* **Short task**: Copy each line below in which the word "diagram" occurs.

* **Dataset extract**:
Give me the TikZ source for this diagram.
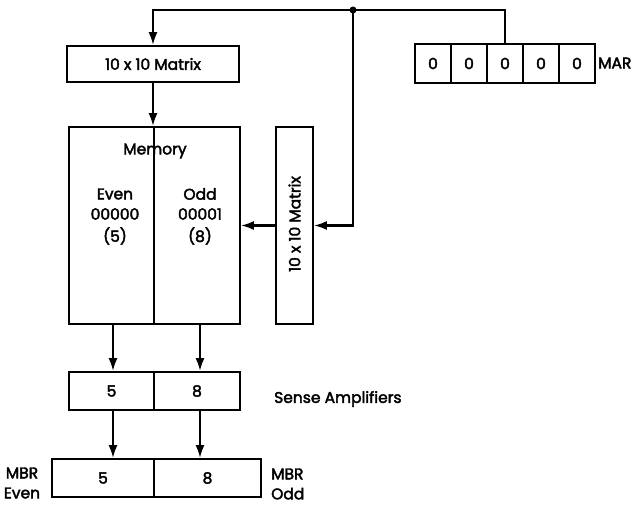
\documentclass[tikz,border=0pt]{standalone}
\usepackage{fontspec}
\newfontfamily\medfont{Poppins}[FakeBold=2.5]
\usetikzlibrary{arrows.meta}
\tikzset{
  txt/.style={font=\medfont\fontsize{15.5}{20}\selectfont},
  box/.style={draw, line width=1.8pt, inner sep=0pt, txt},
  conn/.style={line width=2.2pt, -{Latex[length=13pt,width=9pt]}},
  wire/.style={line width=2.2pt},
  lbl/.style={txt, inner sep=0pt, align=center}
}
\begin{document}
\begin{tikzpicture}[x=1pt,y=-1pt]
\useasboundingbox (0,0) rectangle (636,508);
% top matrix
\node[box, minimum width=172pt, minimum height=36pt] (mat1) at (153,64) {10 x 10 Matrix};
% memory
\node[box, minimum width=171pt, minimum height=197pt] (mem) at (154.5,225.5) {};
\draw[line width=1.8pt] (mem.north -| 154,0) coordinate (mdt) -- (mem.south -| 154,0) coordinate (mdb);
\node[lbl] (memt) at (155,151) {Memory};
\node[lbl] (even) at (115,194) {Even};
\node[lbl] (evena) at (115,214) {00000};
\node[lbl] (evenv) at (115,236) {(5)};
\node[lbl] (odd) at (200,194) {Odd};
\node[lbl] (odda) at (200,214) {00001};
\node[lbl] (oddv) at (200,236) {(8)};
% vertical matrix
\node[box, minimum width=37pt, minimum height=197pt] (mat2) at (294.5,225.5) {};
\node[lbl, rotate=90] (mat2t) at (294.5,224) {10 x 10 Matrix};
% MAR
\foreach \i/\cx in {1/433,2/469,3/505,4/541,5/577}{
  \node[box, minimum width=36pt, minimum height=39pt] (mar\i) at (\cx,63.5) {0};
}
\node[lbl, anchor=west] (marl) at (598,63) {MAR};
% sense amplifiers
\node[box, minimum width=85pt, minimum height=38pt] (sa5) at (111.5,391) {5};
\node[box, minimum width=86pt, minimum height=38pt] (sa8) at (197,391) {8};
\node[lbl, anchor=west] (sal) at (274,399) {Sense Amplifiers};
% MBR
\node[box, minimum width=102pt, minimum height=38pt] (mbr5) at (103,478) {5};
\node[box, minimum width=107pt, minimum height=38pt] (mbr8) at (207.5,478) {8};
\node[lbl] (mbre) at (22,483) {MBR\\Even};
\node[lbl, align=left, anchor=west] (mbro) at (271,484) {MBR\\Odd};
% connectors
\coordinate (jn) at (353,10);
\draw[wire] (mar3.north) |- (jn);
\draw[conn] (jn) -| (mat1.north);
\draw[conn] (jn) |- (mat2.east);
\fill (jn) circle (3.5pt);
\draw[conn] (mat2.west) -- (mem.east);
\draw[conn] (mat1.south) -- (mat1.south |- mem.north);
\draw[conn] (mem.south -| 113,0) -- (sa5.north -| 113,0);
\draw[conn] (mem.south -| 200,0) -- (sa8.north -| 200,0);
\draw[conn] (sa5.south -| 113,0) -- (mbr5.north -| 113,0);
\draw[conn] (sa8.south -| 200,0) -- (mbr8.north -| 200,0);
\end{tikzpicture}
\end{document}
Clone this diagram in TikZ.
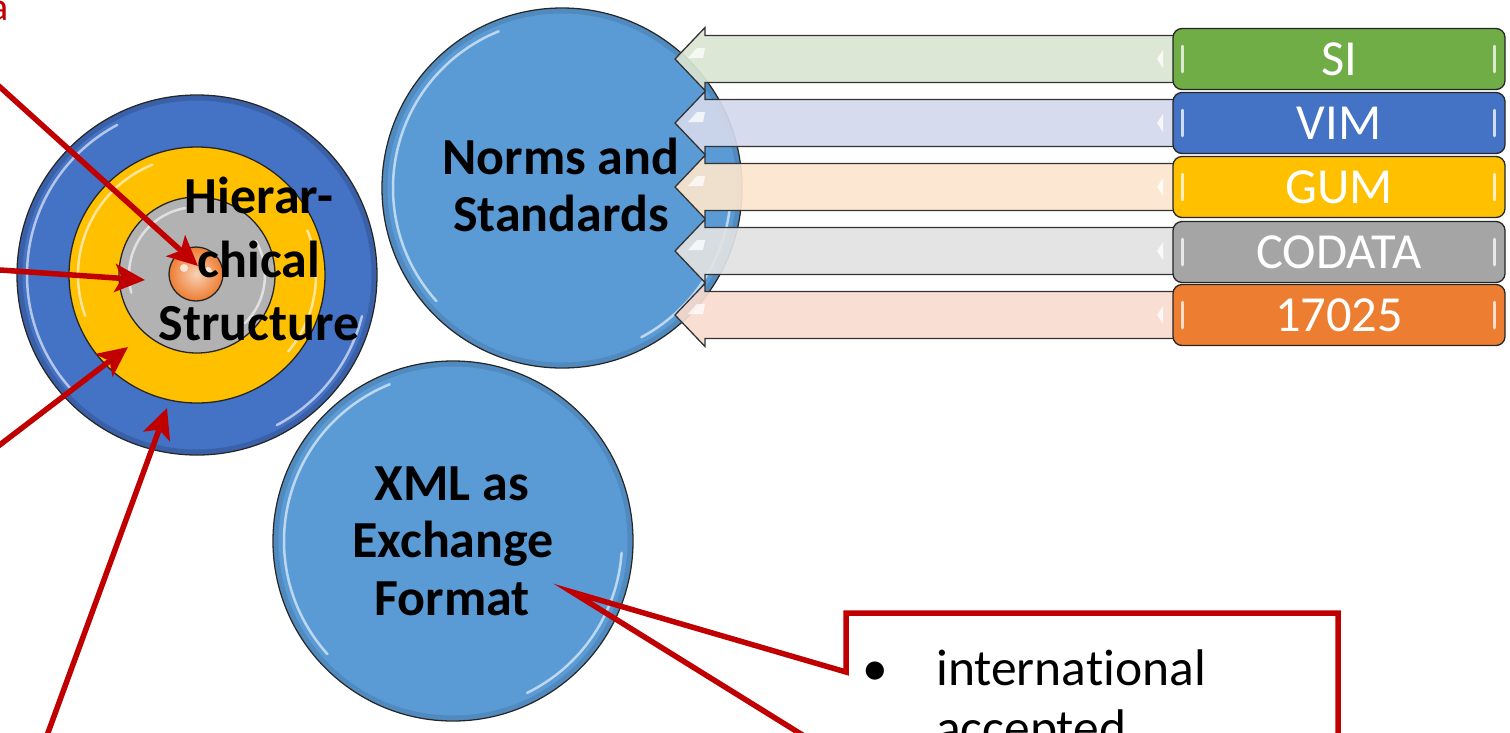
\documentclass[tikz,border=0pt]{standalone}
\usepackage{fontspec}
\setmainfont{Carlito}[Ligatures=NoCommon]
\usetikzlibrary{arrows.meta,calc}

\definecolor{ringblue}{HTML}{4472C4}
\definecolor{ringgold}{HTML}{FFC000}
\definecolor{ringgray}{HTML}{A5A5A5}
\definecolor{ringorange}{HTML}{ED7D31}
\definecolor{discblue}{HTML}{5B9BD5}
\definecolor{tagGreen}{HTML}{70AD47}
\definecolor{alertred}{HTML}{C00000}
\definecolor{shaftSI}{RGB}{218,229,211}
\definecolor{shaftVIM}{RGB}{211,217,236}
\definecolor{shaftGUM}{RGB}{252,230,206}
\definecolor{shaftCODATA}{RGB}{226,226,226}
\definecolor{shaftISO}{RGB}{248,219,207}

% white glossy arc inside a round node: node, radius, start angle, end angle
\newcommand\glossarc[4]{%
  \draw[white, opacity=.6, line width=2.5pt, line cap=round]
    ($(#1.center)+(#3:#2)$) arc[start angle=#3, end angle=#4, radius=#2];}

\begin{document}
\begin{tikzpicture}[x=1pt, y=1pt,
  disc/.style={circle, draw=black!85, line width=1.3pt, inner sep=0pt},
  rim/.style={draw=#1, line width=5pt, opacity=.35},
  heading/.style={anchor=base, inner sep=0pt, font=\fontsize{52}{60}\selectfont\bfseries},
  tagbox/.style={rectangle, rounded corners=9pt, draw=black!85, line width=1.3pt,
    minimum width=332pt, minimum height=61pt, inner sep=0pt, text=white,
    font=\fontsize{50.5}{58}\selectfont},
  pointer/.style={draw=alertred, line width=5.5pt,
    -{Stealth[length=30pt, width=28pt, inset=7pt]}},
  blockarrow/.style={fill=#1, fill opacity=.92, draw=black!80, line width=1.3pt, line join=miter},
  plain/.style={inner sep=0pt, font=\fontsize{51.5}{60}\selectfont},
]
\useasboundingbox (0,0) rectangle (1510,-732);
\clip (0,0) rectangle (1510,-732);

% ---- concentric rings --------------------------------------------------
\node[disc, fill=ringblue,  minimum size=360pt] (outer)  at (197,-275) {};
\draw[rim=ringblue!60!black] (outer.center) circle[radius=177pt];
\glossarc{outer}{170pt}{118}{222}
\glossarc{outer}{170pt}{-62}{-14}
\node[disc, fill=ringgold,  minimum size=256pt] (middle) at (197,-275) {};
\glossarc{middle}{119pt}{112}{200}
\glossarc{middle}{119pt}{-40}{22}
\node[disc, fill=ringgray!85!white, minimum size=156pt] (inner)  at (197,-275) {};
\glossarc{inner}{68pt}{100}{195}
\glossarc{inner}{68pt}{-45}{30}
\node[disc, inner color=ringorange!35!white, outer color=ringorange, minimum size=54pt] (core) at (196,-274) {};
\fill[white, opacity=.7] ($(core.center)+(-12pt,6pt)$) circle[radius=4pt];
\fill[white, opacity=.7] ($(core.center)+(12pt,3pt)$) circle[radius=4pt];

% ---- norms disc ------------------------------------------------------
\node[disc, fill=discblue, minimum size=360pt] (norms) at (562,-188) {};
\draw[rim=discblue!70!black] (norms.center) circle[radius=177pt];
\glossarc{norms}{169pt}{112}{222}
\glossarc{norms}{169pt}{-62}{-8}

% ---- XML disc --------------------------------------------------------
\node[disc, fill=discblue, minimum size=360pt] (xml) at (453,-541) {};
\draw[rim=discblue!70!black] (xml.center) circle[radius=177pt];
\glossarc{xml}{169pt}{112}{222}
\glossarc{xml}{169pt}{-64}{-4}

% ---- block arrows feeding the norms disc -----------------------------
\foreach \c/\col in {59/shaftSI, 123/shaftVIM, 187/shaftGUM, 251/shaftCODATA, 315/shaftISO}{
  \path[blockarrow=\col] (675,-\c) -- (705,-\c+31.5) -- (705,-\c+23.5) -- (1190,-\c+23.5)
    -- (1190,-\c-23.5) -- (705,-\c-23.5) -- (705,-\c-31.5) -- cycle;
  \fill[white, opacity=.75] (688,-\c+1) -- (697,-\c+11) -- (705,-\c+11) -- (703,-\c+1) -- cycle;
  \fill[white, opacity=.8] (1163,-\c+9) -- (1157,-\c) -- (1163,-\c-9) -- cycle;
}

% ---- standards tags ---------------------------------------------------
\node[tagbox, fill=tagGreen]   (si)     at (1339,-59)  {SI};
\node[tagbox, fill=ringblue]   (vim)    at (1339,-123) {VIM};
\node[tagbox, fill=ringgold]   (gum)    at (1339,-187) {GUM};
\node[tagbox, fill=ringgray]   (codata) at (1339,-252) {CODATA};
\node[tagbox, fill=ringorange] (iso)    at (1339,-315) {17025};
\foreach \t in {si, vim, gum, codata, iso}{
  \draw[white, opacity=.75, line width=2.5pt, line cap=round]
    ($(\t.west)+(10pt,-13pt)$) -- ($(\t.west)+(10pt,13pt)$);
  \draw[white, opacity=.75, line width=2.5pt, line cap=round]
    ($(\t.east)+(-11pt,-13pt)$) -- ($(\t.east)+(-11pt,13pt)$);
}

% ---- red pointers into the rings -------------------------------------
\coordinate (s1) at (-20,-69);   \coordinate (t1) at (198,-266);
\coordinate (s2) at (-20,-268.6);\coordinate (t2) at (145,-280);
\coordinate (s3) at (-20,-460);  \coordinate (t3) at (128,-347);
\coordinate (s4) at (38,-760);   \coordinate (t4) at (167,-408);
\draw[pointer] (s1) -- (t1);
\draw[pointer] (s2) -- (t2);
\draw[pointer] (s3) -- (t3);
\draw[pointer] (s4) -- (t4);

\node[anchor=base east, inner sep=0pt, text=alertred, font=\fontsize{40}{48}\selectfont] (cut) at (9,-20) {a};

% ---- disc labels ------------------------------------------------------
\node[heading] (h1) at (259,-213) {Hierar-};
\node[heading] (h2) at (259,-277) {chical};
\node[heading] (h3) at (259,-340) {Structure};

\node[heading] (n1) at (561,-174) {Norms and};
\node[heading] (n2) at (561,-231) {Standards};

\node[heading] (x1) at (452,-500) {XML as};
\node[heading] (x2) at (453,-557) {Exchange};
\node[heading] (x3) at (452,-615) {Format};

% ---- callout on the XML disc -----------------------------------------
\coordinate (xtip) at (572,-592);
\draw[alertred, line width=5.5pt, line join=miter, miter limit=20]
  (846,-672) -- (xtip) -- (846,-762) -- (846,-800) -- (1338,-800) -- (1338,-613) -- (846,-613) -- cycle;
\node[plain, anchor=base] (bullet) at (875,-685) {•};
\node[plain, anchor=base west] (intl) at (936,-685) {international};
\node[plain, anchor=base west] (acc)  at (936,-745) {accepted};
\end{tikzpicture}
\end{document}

* **Answer to the exercise**:
Give me the TikZ source for this diagram.
Clone this diagram in TikZ.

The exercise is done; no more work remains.